2
votes

I'm trying to use the Intel FMA intrinsics like _mm_fmadd_ps (__m128 a, __m128 b, __m128 c) in order to get better performance in my code.

So, first of all, i did a little test program to see what it can do and how can I possibly use them.

#include <stdio.h>
#include <stdlib.h>
#include "xmmintrin.h"

int main()
{
   __m128 v1,v2,v3,vr;
   v1 = _mm_set_ps (5.0, 5.0, 5.0, 5.0);
   v2 = _mm_set_ps (2.0, 2.0, 2.0, 2.0);
   v3 = _mm_set_ps (3.0, 3.0, 3.0, 3.0);

   vr = _mm_fmadd_ps (v1, v2, v3);
}

and i've got this error :

vr = error: incompatible types when assigning to type ‘__m128’ from type ‘int’ vr = _mm_fmadd_ps (v1, v2, v3);

I thought it was probably the processor capabilities is not allowing the use of such instructions so I looked on the internet for my processor model (Intel® Core™ i7-4700MQ Processor) and I found out that it supports only SSE4.1/4.2, AVX 2.0 intrinsics which was a little bit weird for me!! So I looked in the proc/cpuinfo file and the flags section I found the ** fma ** flag. This is the confusing part about the hardware.

As for the software, i've used this makefile option after some digging on the internet and I hope it's not the issue.

CC=gcc
CFLAGS=-g -c -Wall -O2 -mavx2 -mfma 

And I'm using eclipse on a Ubuntu 12.04 LTS with a GCC version 4.9.4 Thank you.

2
That is a compiler error. The code hasn't even started running yet, so it cannot possibly be lack of support from your chip.Cody Gray
@PaulR : it worked .... Thank youA.nechi
Note that this code does nothing useful, so when you compile it with optimizations enabled (-O2), the compiler elides all this code and simply emits code to return 0 from main (demo). So it'll run real fast. :-)Cody Gray
@CodyGray: true - making vr volatile fixes this though, if you just want to see the generated code.Paul R

2 Answers

3
votes

One of the quirks of C is that the language indicates that the compiler is to assume a symbol it's not seen before must return int if you call it like a function. Since you didn't include the header that actually defines the signature for _mm_fmadd_ps, you get the strange error about converting int to __m128.

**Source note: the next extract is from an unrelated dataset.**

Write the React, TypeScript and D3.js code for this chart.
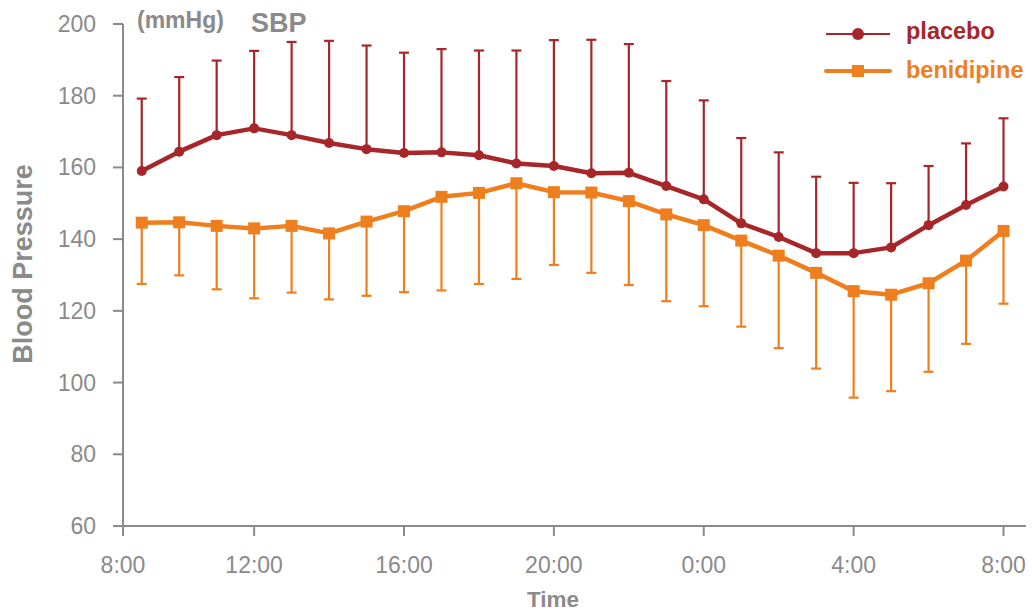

The original organization of the intrinsics headers was to have a unique header per instruction generations, so you had:

mmintrin.h     The original MMX instruction set (deprecated for x64 native)
mm3dnow.h      The AMD 3D Now! instruction set (deprecated for x64 native)
emmintrin.h    SSE (i.e. single-precision 4-wide SIMD)
xmmintrin.h    SSE2 (i.e. double-precision and integer 4-wide SIMD)

After that, they started using the code names of the processor architecture where the new instructions were introduced.

pmmintrin.h    SSE3 (the p stands for Prescott)
tmmintrin.h    Supplemental SSE3 (the t stands for Tejas)
smmintrin.h    SSE4.1 (not sure what the s is here for.
               They were added for Penryn but p
               was already used for Prescott)
nmmintrin.h    SSE4.2 (the n stands for Nehalem)
wmmintrin.h    AES (the w stands for Westmere)

These days the new instruction sets tend to end up in either ammintrin.h for AMD-originated stuff (ABM, BMI, LWP, TBM, XOP, FMA4, SSE4a, SSE5) or immintrin.h for Intel-originated stuff (AVX, FMA3, F16C, AVX2, etc.). AVX-512 is in zmmintrin.h.

The older system wasn't particularly intuitive, but neither is the new one. A number of AMD instruction subsets are defined in immintrin.h because they are the same instruction. Looking it up in the documentation or the header is really the only way to know which intrinsic is where.

For Intel this website is a good reference. Otherwise you need to see the developer guides for AMD and/or Intel.

You might find this blog series of mine useful.

1
votes

The -mfma might seem like a bit of a bother, but it's there for good reason. The result of

_mm_add_ps(_mm_mul_ps(a, b), c)
_mm_fmadd_ps(a, b, c)

Actually differ. If you are writing code that must compute the exact same results on all the machines you run the code on (determinism), then you will probably need to disable fma! That's basically why you need to enable it in the build with -fma.

Still, at least it's not as bad as the six compile flags you'll need for avx512 enabled SkyLake-X CPUs :(